- _Task prompt_:
Copy each line exactly. Drop every picture.

- _Supplied data_:
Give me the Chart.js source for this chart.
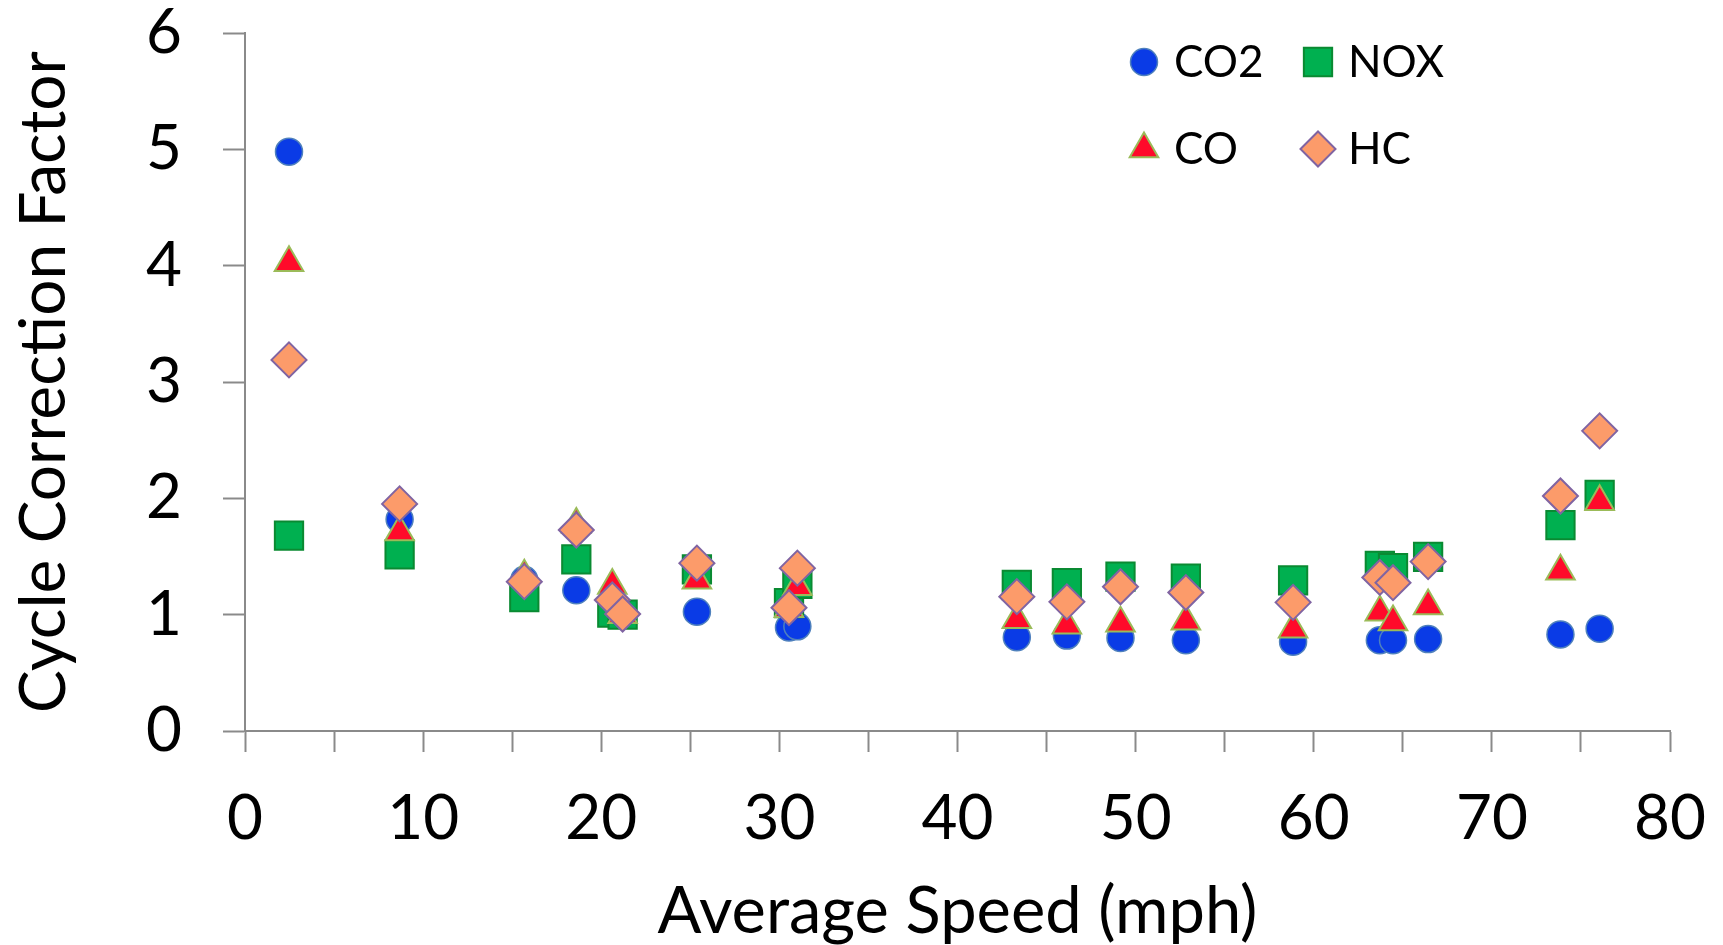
<!DOCTYPE html>
<html>
<head>
<meta charset="utf-8">
<title>Cycle Correction Factor vs Average Speed</title>
<script src="https://cdn.jsdelivr.net/npm/chart.js@4.4.1/dist/chart.umd.min.js"></script>
<style>
    html, body { margin: 0; padding: 0; background: #ffffff; }
    #wrap { width: 1723px; height: 945px; }
</style>
</head>
<body>
<div id="wrap"><canvas id="cycleChart" width="1723" height="945"></canvas></div>
<script>
// Average speed of each driving cycle (mph)
const speed = [2.47, 8.68, 15.68, 18.6, 20.62, 21.2, 25.37, 30.54, 31.01, 43.33, 46.14, 49.15, 52.82, 58.84, 63.71, 64.45, 66.42, 73.85, 76.05];

// Cycle correction factors per pollutant
const co2 = [4.98, 1.82, 1.30, 1.21, 1.02, 1.00, 1.025, 0.89, 0.90, 0.806, 0.82, 0.80, 0.78, 0.768, 0.78, 0.78, 0.79, 0.83, 0.88];
const nox = [1.68, 1.518, 1.15, 1.475, 1.017, 1.00, 1.39, 1.10, 1.264, 1.255, 1.27, 1.327, 1.31, 1.295, 1.42, 1.40, 1.496, 1.77, 2.03];
const co  = [4.025, 1.711, 1.33, 1.776, 1.25, 1.00, 1.295, 1.05, 1.24, 0.957, 0.91, 0.926, 0.943, 0.874, 1.02, 0.937, 1.075, 1.373, 1.97];
const hc  = [3.19, 1.952, 1.284, 1.728, 1.126, 1.006, 1.443, 1.06, 1.40, 1.155, 1.11, 1.24, 1.19, 1.106, 1.32, 1.275, 1.456, 2.02, 2.58];

const seriesNames = ['CO2', 'NOX', 'CO', 'HC'];
const xTicks = [0, 10, 20, 30, 40, 50, 60, 70, 80];
const yTicks = [0, 1, 2, 3, 4, 5, 6];

const FONT = 'Lato, "Open Sans", "Liberation Sans", sans-serif';
const AXIS_GREY = '#8a8a8a';

function toPoints(values) {
    return speed.map((s, i) => ({ x: s, y: values[i] }));
}

// Legend in two columns inside the top-right corner of the plot
const cornerLegend = {
    id: 'cornerLegend',
    afterDatasetsDraw(chart) {
        const ctx = chart.ctx;
        const area = chart.chartArea;
        const left = area.right - 526;
        const top = area.top + 29;
        ctx.save();
        chart.data.datasets.forEach((ds, i) => {
            const col = i % 2;
            const row = Math.floor(i / 2);
            const x = left + col * 174;
            const y = top + row * 87;
            ctx.fillStyle = ds.backgroundColor;
            ctx.strokeStyle = ds.borderColor;
            ctx.lineWidth = ds.borderWidth;
            Chart.helpers.drawPoint(ctx, {
                pointStyle: ds.pointStyle,
                radius: ds.pointRadius,
                borderWidth: ds.borderWidth,
                rotation: 0
            }, x, y);
            ctx.fillStyle = '#000000';
            ctx.font = '44px ' + FONT;
            ctx.textAlign = 'left';
            ctx.textBaseline = 'middle';
            ctx.fillText(ds.label, x + 30, y + 1);
        });
        ctx.restore();
    }
};

const ctx = document.getElementById('cycleChart').getContext('2d');

new Chart(ctx, {
    type: 'scatter',
    data: {
        datasets: [
            {
                label: seriesNames[0],
                data: toPoints(co2),
                pointStyle: 'circle',
                pointRadius: 13.5,
                backgroundColor: '#0a3be6',
                borderColor: '#4f81bd',
                borderWidth: 1.5,
                order: 4
            },
            {
                label: seriesNames[1],
                data: toPoints(nox),
                pointStyle: 'rect',
                pointRadius: 20,
                backgroundColor: '#00b050',
                borderColor: '#0a8a32',
                borderWidth: 2,
                order: 3
            },
            {
                label: seriesNames[2],
                data: toPoints(co),
                pointStyle: 'triangle',
                pointRadius: 16.5,
                backgroundColor: '#ff0a2a',
                borderColor: '#9bbb59',
                borderWidth: 2,
                order: 2
            },
            {
                label: seriesNames[3],
                data: toPoints(hc),
                pointStyle: 'rectRot',
                pointRadius: 17.5,
                backgroundColor: '#fc9b6a',
                borderColor: '#8064a2',
                borderWidth: 2,
                order: 1
            }
        ]
    },
    options: {
        responsive: false,
        animation: false,
        events: [],
        layout: {
            padding: { top: 33, right: 53, bottom: 0, left: 0 }
        },
        plugins: {
            legend: { display: false },
            tooltip: { enabled: false },
            title: { display: false }
        },
        scales: {
            x: {
                type: 'linear',
                min: 0,
                max: 80,
                afterFit: (scale) => {
                    scale.height = 214;
                    scale.paddingLeft = 0;
                    scale.paddingRight = 0;
                },
                afterBuildTicks: (scale) => {
                    // major ticks every 10, minor every 5
                    const all = [];
                    xTicks.forEach((v, i) => {
                        all.push({ value: v });
                        if (i < xTicks.length - 1) all.push({ value: v + 5 });
                    });
                    scale.ticks = all;
                },
                border: { display: true, color: AXIS_GREY, width: 2 },
                grid: {
                    display: true,
                    drawOnChartArea: false,
                    drawTicks: true,
                    tickLength: 21,
                    tickColor: AXIS_GREY,
                    tickWidth: 2
                },
                ticks: {
                    autoSkip: false,
                    maxRotation: 0,
                    padding: 30,
                    color: '#000000',
                    font: { family: FONT, size: 62 },
                    callback: (v) => (xTicks.includes(v) ? String(v) : '')
                },
                title: {
                    display: true,
                    text: 'Average Speed (mph)',
                    color: '#000000',
                    font: { family: FONT, size: 65, lineHeight: 1 },
                    padding: { top: 0, bottom: 0 }
                }
            },
            y: {
                type: 'linear',
                min: 0,
                max: 6,
                afterFit: (scale) => {
                    scale.width = 245;
                    scale.paddingTop = 0;
                    scale.paddingBottom = 0;
                },
                afterBuildTicks: (scale) => {
                    scale.ticks = yTicks.map(v => ({ value: v }));
                },
                border: { display: true, color: AXIS_GREY, width: 2 },
                grid: {
                    display: true,
                    drawOnChartArea: false,
                    drawTicks: true,
                    tickLength: 22,
                    tickColor: AXIS_GREY,
                    tickWidth: 2
                },
                ticks: {
                    padding: 41,
                    color: '#000000',
                    font: { family: FONT, size: 62, lineHeight: 1 }
                },
                title: {
                    display: true,
                    text: 'Cycle Correction Factor',
                    color: '#000000',
                    font: { family: FONT, size: 64, lineHeight: 1 },
                    padding: { top: 12, bottom: 0 }
                }
            }
        }
    },
    plugins: [cornerLegend]
});
</script>
</body>
</html>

- _Exercise result_:
Give me the Chart.js source for this chart.
<!DOCTYPE html>
<html>
<head>
<meta charset="utf-8">
<title>Cycle Correction Factor vs Average Speed</title>
<script src="https://cdn.jsdelivr.net/npm/chart.js@4.4.1/dist/chart.umd.min.js"></script>
<style>
    html, body { margin: 0; padding: 0; background: #ffffff; }
    #wrap { width: 1723px; height: 945px; }
</style>
</head>
<body>
<div id="wrap"><canvas id="cycleChart" width="1723" height="945"></canvas></div>
<script>
// Average speed of each driving cycle (mph)
const speed = [2.47, 8.68, 15.68, 18.6, 20.62, 21.2, 25.37, 30.54, 31.01, 43.33, 46.14, 49.15, 52.82, 58.84, 63.71, 64.45, 66.42, 73.85, 76.05];

// Cycle correction factors per pollutant
const co2 = [4.98, 1.82, 1.30, 1.21, 1.02, 1.00, 1.025, 0.89, 0.90, 0.806, 0.82, 0.80, 0.78, 0.768, 0.78, 0.78, 0.79, 0.83, 0.88];
const nox = [1.68, 1.518, 1.15, 1.475, 1.017, 1.00, 1.39, 1.10, 1.264, 1.255, 1.27, 1.327, 1.31, 1.295, 1.42, 1.40, 1.496, 1.77, 2.03];
const co  = [4.025, 1.711, 1.33, 1.776, 1.25, 1.00, 1.295, 1.05, 1.24, 0.957, 0.91, 0.926, 0.943, 0.874, 1.02, 0.937, 1.075, 1.373, 1.97];
const hc  = [3.19, 1.952, 1.284, 1.728, 1.126, 1.006, 1.443, 1.06, 1.40, 1.155, 1.11, 1.24, 1.19, 1.106, 1.32, 1.275, 1.456, 2.02, 2.58];

const seriesNames = ['CO2', 'NOX', 'CO', 'HC'];
const xTicks = [0, 10, 20, 30, 40, 50, 60, 70, 80];
const yTicks = [0, 1, 2, 3, 4, 5, 6];

const FONT = 'Lato, "Open Sans", "Liberation Sans", sans-serif';
const AXIS_GREY = '#8a8a8a';

function toPoints(values) {
    return speed.map((s, i) => ({ x: s, y: values[i] }));
}

// Legend in two columns inside the top-right corner of the plot
const cornerLegend = {
    id: 'cornerLegend',
    afterDatasetsDraw(chart) {
        const ctx = chart.ctx;
        const area = chart.chartArea;
        const left = area.right - 526;
        const top = area.top + 29;
        ctx.save();
        chart.data.datasets.forEach((ds, i) => {
            const col = i % 2;
            const row = Math.floor(i / 2);
            const x = left + col * 174;
            const y = top + row * 87;
            ctx.fillStyle = ds.backgroundColor;
            ctx.strokeStyle = ds.borderColor;
            ctx.lineWidth = ds.borderWidth;
            Chart.helpers.drawPoint(ctx, {
                pointStyle: ds.pointStyle,
                radius: ds.pointRadius,
                borderWidth: ds.borderWidth,
                rotation: 0
            }, x, y);
            ctx.fillStyle = '#000000';
            ctx.font = '44px ' + FONT;
            ctx.textAlign = 'left';
            ctx.textBaseline = 'middle';
            ctx.fillText(ds.label, x + 30, y + 1);
        });
        ctx.restore();
    }
};

const ctx = document.getElementById('cycleChart').getContext('2d');

new Chart(ctx, {
    type: 'scatter',
    data: {
        datasets: [
            {
                label: seriesNames[0],
                data: toPoints(co2),
                pointStyle: 'circle',
                pointRadius: 13.5,
                backgroundColor: '#0a3be6',
                borderColor: '#4f81bd',
                borderWidth: 1.5,
                order: 4
            },
            {
                label: seriesNames[1],
                data: toPoints(nox),
                pointStyle: 'rect',
                pointRadius: 20,
                backgroundColor: '#00b050',
                borderColor: '#0a8a32',
                borderWidth: 2,
                order: 3
            },
            {
                label: seriesNames[2],
                data: toPoints(co),
                pointStyle: 'triangle',
                pointRadius: 16.5,
                backgroundColor: '#ff0a2a',
                borderColor: '#9bbb59',
                borderWidth: 2,
                order: 2
            },
            {
                label: seriesNames[3],
                data: toPoints(hc),
                pointStyle: 'rectRot',
                pointRadius: 17.5,
                backgroundColor: '#fc9b6a',
                borderColor: '#8064a2',
                borderWidth: 2,
                order: 1
            }
        ]
    },
    options: {
        responsive: false,
        animation: false,
        events: [],
        layout: {
            padding: { top: 33, right: 53, bottom: 0, left: 0 }
        },
        plugins: {
            legend: { display: false },
            tooltip: { enabled: false },
            title: { display: false }
        },
        scales: {
            x: {
                type: 'linear',
                min: 0,
                max: 80,
                afterFit: (scale) => {
                    scale.height = 214;
                    scale.paddingLeft = 0;
                    scale.paddingRight = 0;
                },
                afterBuildTicks: (scale) => {
                    // major ticks every 10, minor every 5
                    const all = [];
                    xTicks.forEach((v, i) => {
                        all.push({ value: v });
                        if (i < xTicks.length - 1) all.push({ value: v + 5 });
                    });
                    scale.ticks = all;
                },
                border: { display: true, color: AXIS_GREY, width: 2 },
                grid: {
                    display: true,
                    drawOnChartArea: false,
                    drawTicks: true,
                    tickLength: 21,
                    tickColor: AXIS_GREY,
                    tickWidth: 2
                },
                ticks: {
                    autoSkip: false,
                    maxRotation: 0,
                    padding: 30,
                    color: '#000000',
                    font: { family: FONT, size: 62 },
                    callback: (v) => (xTicks.includes(v) ? String(v) : '')
                },
                title: {
                    display: true,
                    text: 'Average Speed (mph)',
                    color: '#000000',
                    font: { family: FONT, size: 65, lineHeight: 1 },
                    padding: { top: 0, bottom: 0 }
                }
            },
            y: {
                type: 'linear',
                min: 0,
                max: 6,
                afterFit: (scale) => {
                    scale.width = 245;
                    scale.paddingTop = 0;
                    scale.paddingBottom = 0;
                },
                afterBuildTicks: (scale) => {
                    scale.ticks = yTicks.map(v => ({ value: v }));
                },
                border: { display: true, color: AXIS_GREY, width: 2 },
                grid: {
                    display: true,
                    drawOnChartArea: false,
                    drawTicks: true,
                    tickLength: 22,
                    tickColor: AXIS_GREY,
                    tickWidth: 2
                },
                ticks: {
                    padding: 41,
                    color: '#000000',
                    font: { family: FONT, size: 62, lineHeight: 1 }
                },
                title: {
                    display: true,
                    text: 'Cycle Correction Factor',
                    color: '#000000',
                    font: { family: FONT, size: 64, lineHeight: 1 },
                    padding: { top: 12, bottom: 0 }
                }
            }
        }
    },
    plugins: [cornerLegend]
});
</script>
</body>
</html>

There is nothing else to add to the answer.